5. What are the key elements that limit your ability to incorporate ESG/responsible investment factors into the policies of the board of trustees?
The first limit is our fiduciary duty, which is to ensure that the pensions are safe and that they prosper. If we implemented a large-scale exclusion policy, the risk would not be spread over industrial sectors or geographical zones, and our portfolios would be weakened by the lack of diversification. So we are obliged to constantly strike a balance between the need to be rigorous in our responsible investment choices and the need to ensure the fund generates returns. Then there are the less formal obstacles and limitations linked to the domestic context in France. If we implemented large-scale exclusions of sectors such as the nuclear industry in France, a country where 80 per cent of the electricity produced is from nuclear power plants, we would be faced with a serious social problem in the very short term.
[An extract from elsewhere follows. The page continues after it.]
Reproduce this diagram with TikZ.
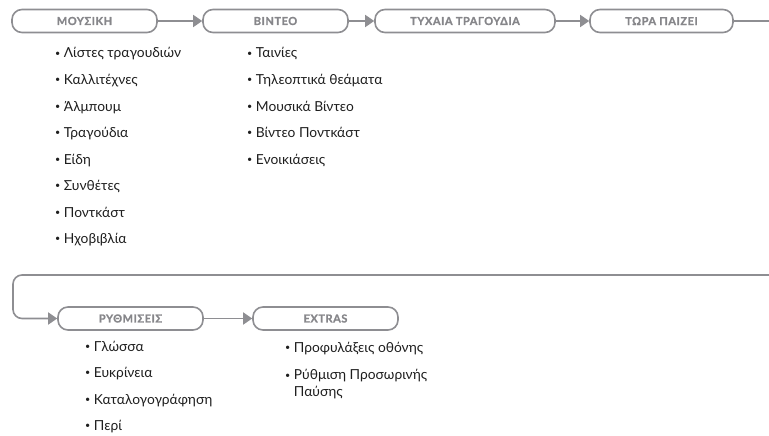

Let’s not forget that we are representatives of trade union organisations, which defend the material and moral interests of workers in all sectors. So we can’t say to a group of them, “sorry but we’re going to destroy your industry and make you lose your jobs because the world has to change.” The ultimate goal of SRI cannot be separated from the immediate impact. That’s why at Ircantec we have opted for an approach balancing best-in-class and exclusion, which allows us to maintain sectoral, geographical and asset class diversification. In this way, aside from fundamental exceptions, if we invest in an industry that pollutes, such as cement, we will try to select the best (in terms of ESG) in the sector and endeavour to encourage them move towards energy or industrial transition technologies.